Еще одна тенденция, характерная для человека, любящего Бога, — та же, что и для влюбленного в человека: он не говорит о своей любви никому — он не может о ней говорить. Человек может сказать, как сильно он любит возлюбленного, но никакие слова этого не смогут выразить, и, кро­ме того, он не хочет говорить об этом никому. Даже если бы он и смог сказать, он замыкает уста в присутствии своего возлюбленного. Как в таком случае может любящий Бога проповедовать: «Я люблю Бога!»? Истинно любящий Бога хранит свою любовь, молчаливо спрятанную в сердце, как семя, посаженное в землю.
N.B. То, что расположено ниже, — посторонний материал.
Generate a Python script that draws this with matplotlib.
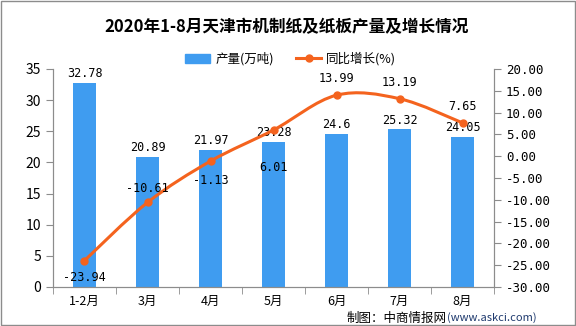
import matplotlib
matplotlib.use("Agg")
import matplotlib.pyplot as plt
from matplotlib.path import Path
from matplotlib.patches import PathPatch, Rectangle
from matplotlib.lines import Line2D

plt.rcParams["font.family"] = ["Noto Sans CJK SC", "DejaVu Sans"]

months = ["1-2月", "3月", "4月", "5月", "6月", "7月", "8月"]
output = [32.78, 20.89, 21.97, 23.28, 24.6, 25.32, 24.05]
growth = [-23.94, -10.61, -1.13, 6.01, 13.99, 13.19, 7.65]
growth_labels = ["-23.94", "-10.61", "-1.13", "6.01", "13.99", "13.19", "7.65"]
# vertical offset (points) of each growth label, as placed in the original
label_offsets = [-12, 10, -14, -27, 12, 12, 12]

bar_color = "#3F9CF0"
line_color = "#F4631E"
axis_gray = "#8C8C8C"

fig = plt.figure(figsize=(5.76, 3.26), dpi=100)
ax = fig.add_axes([53 / 576, 1 - 287 / 326, 441 / 576, 218 / 326])
ax2 = ax.twinx()

x = list(range(len(months)))
bars = ax.bar(x, output, width=0.36, color=bar_color, zorder=2)
for xi, v in zip(x, output):
    ax.annotate(f"{v:g}", (xi, v), xytext=(0, 2), textcoords="offset points",
                ha="center", va="bottom", fontsize=8.5, family="DejaVu Sans Mono")

# smooth line through the points (Catmull-Rom as cubic Bezier)
pts = list(zip(x, growth))
verts = [pts[0]]
codes = [Path.MOVETO]
for i in range(len(pts) - 1):
    p0 = pts[i - 1] if i > 0 else pts[i]
    p1 = pts[i]
    p2 = pts[i + 1]
    p3 = pts[i + 2] if i + 2 < len(pts) else pts[i + 1]
    c1 = (p1[0] + (p2[0] - p0[0]) / 6, p1[1] + (p2[1] - p0[1]) / 6)
    c2 = (p2[0] - (p3[0] - p1[0]) / 6, p2[1] - (p3[1] - p1[1]) / 6)
    verts += [c1, c2, p2]
    codes += [Path.CURVE4] * 3
ax2.add_patch(PathPatch(Path(verts, codes), facecolor="none", edgecolor=line_color,
                        lw=2.2, zorder=3))
ax2.plot(x, growth, "o", color=line_color, markersize=5, zorder=4)
for xi, v, lab, off in zip(x, growth, growth_labels, label_offsets):
    ax2.annotate(lab, (xi, v), xytext=(0, off), textcoords="offset points",
                 ha="center", va="center", fontsize=8.5, family="DejaVu Sans Mono")

ax.set_xlim(-0.5, len(months) - 0.5)
ax.set_ylim(0, 35)
ax.set_yticks(range(0, 36, 5))
ax2.set_ylim(-30, 20)
ax2.set_yticks(range(-30, 21, 5))
ax2.set_yticklabels([f"{t:.2f}" for t in range(-30, 21, 5)], family="DejaVu Sans Mono")

ax.set_xticks(x)
ax.set_xticklabels(months, fontsize=9)
ax.set_xticks([i - 0.5 for i in range(len(months) + 1)], minor=True)
ax.tick_params(axis="x", which="major", length=0, pad=6)
ax.tick_params(axis="x", which="minor", length=5, color=axis_gray)
ax.tick_params(axis="y", length=5, color=axis_gray, labelsize=10)
ax2.tick_params(axis="y", length=5, color=axis_gray, labelsize=9)

for a in (ax, ax2):
    a.spines["top"].set_visible(False)
    for s in ("left", "right", "bottom"):
        a.spines[s].set_color(axis_gray)

fig.text(0.497, 1 - 27 / 326, "2020年1-8月天津市机制纸及纸板产量及增长情况",
         ha="center", va="center", fontsize=12, fontweight="bold")

handles = [Rectangle((0, 0), 1, 1, color=bar_color),
           Line2D([], [], color=line_color, lw=2.2, marker="o", markersize=5)]
fig.legend(handles, ["产量(万吨)", "同比增长(%)"], loc="center",
           bbox_to_anchor=(0.505, 1 - 59 / 326), ncol=2, frameon=False,
           fontsize=9, handlelength=2.0, columnspacing=1.8, handletextpad=0.4)

# source note: url part placed first, chinese part right next to it
url = fig.text(537 / 576, 1 - 318 / 326, "(www.askci.com)", ha="right", va="center",
               fontsize=8, color="#1F3A6E")
fig.canvas.draw()
url_left = url.get_window_extent().x0 / fig.bbox.width
fig.text(url_left - 0.002, 1 - 318 / 326, "制图：中商情报网", ha="right", va="center",
         fontsize=9)

fig.patches.append(Rectangle((0.001, 0.002), 0.997, 0.995, transform=fig.transFigure,
                             fill=False, edgecolor=axis_gray, lw=1))

fig.savefig("out.png", dpi=100)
И если оно прораста­ет, то будет расти в его поступках по отношению к собратьям. Все его поступки наполнены добро­той, он не может не испытывать чувства всепро­щения, каждое его движение, каждое действие го­ворит о его любви, но не уста.

Это показывает, что во внутренней жизни са­мый главный принцип, которого надлежит придер­живаться, состоит в том, чтобы быть нетребова­тельным и спокойным, не показывая мудрость, не демонстрируя познание, не желая дать другим по­нять, насколько вы развиты, не давая даже себе понять, насколько далеко вы продвинулись. Зада­ние, которое надлежит выполнить, — это достиже­ние полного забвения самих себя и гармонизация со своими собратьями, это действие в согласии со всеми, отношение ко всем соответственно их уров­ню, общение с каждым на его языке, ответ на смех ваших друзей улыбкой, на боль ближнего слезами,

пребывание со своими друзьями в радости и горе, какова бы ни была личная степень эволюции. Если бы человек, проживая жизнь, становился ангелом, он очень мало успел бы совершить, ибо свершение, наиболее желанное для человека, — выполнить обязательства человеческой жизни.